_WORK TO COMPLETE_. Set down each line of the material that follows, exactly, with no pictures.

_MATERIAL PROVIDED_.
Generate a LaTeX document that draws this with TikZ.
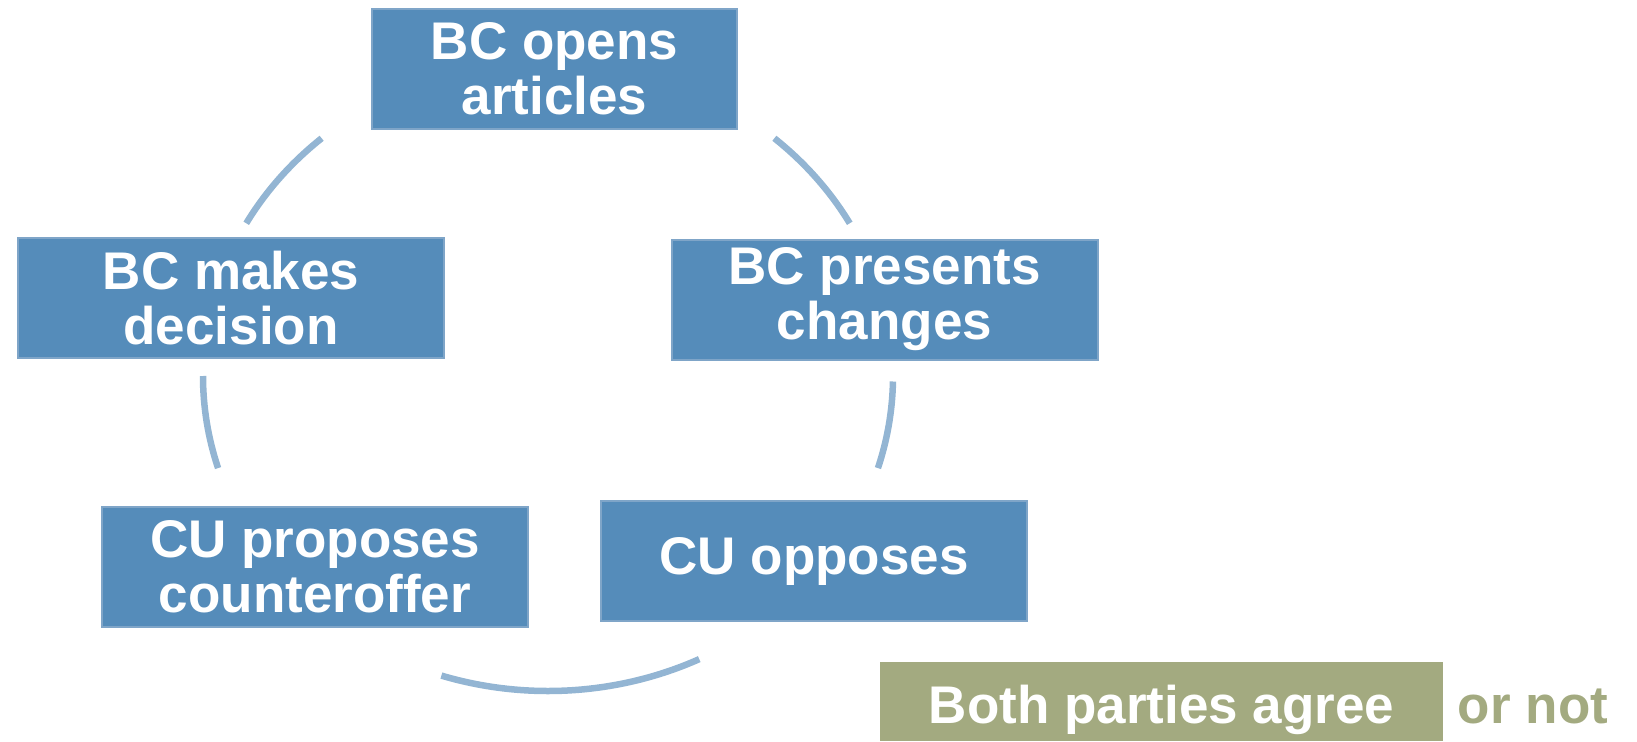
\documentclass[tikz,border=0pt]{standalone}
\usepackage{fontspec}
\setmainfont{Liberation Sans}
\definecolor{boxblue}{HTML}{558CBA}
\definecolor{boxrim}{HTML}{7FA5C8}
\definecolor{ringblue}{HTML}{93B5D3}
\definecolor{olive}{HTML}{A3AA80}
\begin{document}
\begin{tikzpicture}[x=0.5pt,y=0.5pt,
                       step node/.style={rectangle,fill=boxblue,draw=boxrim,line width=1pt,text=white,
                         align=center,inner sep=0pt,minimum width=213pt,minimum height=60pt,
                         font=\fontsize{26.5}{27.5}\selectfont\bfseries},
                       ring/.style={ringblue,line width=3.25pt}
                               ]
              \useasboundingbox (0,0) rectangle (1637,741);
              \node[step node,minimum width=182.5pt] (1) at (554.5,672) {BC opens\\articles};
              \node[step node] (2) at (884.5,441.5) {BC presents\\changes};
              \node[step node] (3) at (814,180) {CU opposes};
              \node[step node] (4) at (315,174) {CU proposes\\counteroffer};
              \node[step node] (5) at (231,443) {BC makes\\decision};
              \fill[olive] (880,0) rectangle (1443,79);
              \node[anchor=base,text=white,font=\fontsize{26.5}{27}\selectfont\bfseries] (A) at (1161.5,18) {Both parties agree};
              \node[anchor=base,text=olive,font=\fontsize{26.5}{27}\selectfont\bfseries] (N) at (1533,18) {or not};
              \coordinate (O) at (548,365);
              % arcs of the cycle
              \draw[ring] ([shift={(29:172.5pt and 157.5pt)}]O) arc[start angle=29,end angle=49,x radius=172.5pt,y radius=157.5pt];
              \draw[ring] ([shift={(131:172.5pt and 157.5pt)}]O) arc[start angle=131,end angle=151,x radius=172.5pt,y radius=157.5pt];
              \draw[ring] ([shift={(180:172.5pt and 157.5pt)}]O) arc[start angle=180,end angle=197,x radius=172.5pt,y radius=157.5pt];
              \draw[ring] ([shift={(252:172.5pt and 157.5pt)}]O) arc[start angle=252,end angle=296,x radius=172.5pt,y radius=157.5pt];
              \draw[ring] ([shift={(343:172.5pt and 157.5pt)}]O) arc[start angle=343,end angle=359,x radius=172.5pt,y radius=157.5pt];
          \end{tikzpicture}
\end{document}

_ANSWER FOR THIS EXERCISE_.
Generate a LaTeX document that draws this with TikZ.
\documentclass[tikz,border=0pt]{standalone}
\usepackage{fontspec}
\setmainfont{Liberation Sans}
\definecolor{boxblue}{HTML}{558CBA}
\definecolor{boxrim}{HTML}{7FA5C8}
\definecolor{ringblue}{HTML}{93B5D3}
\definecolor{olive}{HTML}{A3AA80}
\begin{document}
\begin{tikzpicture}[x=0.5pt,y=0.5pt,
                       step node/.style={rectangle,fill=boxblue,draw=boxrim,line width=1pt,text=white,
                         align=center,inner sep=0pt,minimum width=213pt,minimum height=60pt,
                         font=\fontsize{26.5}{27.5}\selectfont\bfseries},
                       ring/.style={ringblue,line width=3.25pt}
                               ]
              \useasboundingbox (0,0) rectangle (1637,741);
              \node[step node,minimum width=182.5pt] (1) at (554.5,672) {BC opens\\articles};
              \node[step node] (2) at (884.5,441.5) {BC presents\\changes};
              \node[step node] (3) at (814,180) {CU opposes};
              \node[step node] (4) at (315,174) {CU proposes\\counteroffer};
              \node[step node] (5) at (231,443) {BC makes\\decision};
              \fill[olive] (880,0) rectangle (1443,79);
              \node[anchor=base,text=white,font=\fontsize{26.5}{27}\selectfont\bfseries] (A) at (1161.5,18) {Both parties agree};
              \node[anchor=base,text=olive,font=\fontsize{26.5}{27}\selectfont\bfseries] (N) at (1533,18) {or not};
              \coordinate (O) at (548,365);
              % arcs of the cycle
              \draw[ring] ([shift={(29:172.5pt and 157.5pt)}]O) arc[start angle=29,end angle=49,x radius=172.5pt,y radius=157.5pt];
              \draw[ring] ([shift={(131:172.5pt and 157.5pt)}]O) arc[start angle=131,end angle=151,x radius=172.5pt,y radius=157.5pt];
              \draw[ring] ([shift={(180:172.5pt and 157.5pt)}]O) arc[start angle=180,end angle=197,x radius=172.5pt,y radius=157.5pt];
              \draw[ring] ([shift={(252:172.5pt and 157.5pt)}]O) arc[start angle=252,end angle=296,x radius=172.5pt,y radius=157.5pt];
              \draw[ring] ([shift={(343:172.5pt and 157.5pt)}]O) arc[start angle=343,end angle=359,x radius=172.5pt,y radius=157.5pt];
          \end{tikzpicture}
\end{document}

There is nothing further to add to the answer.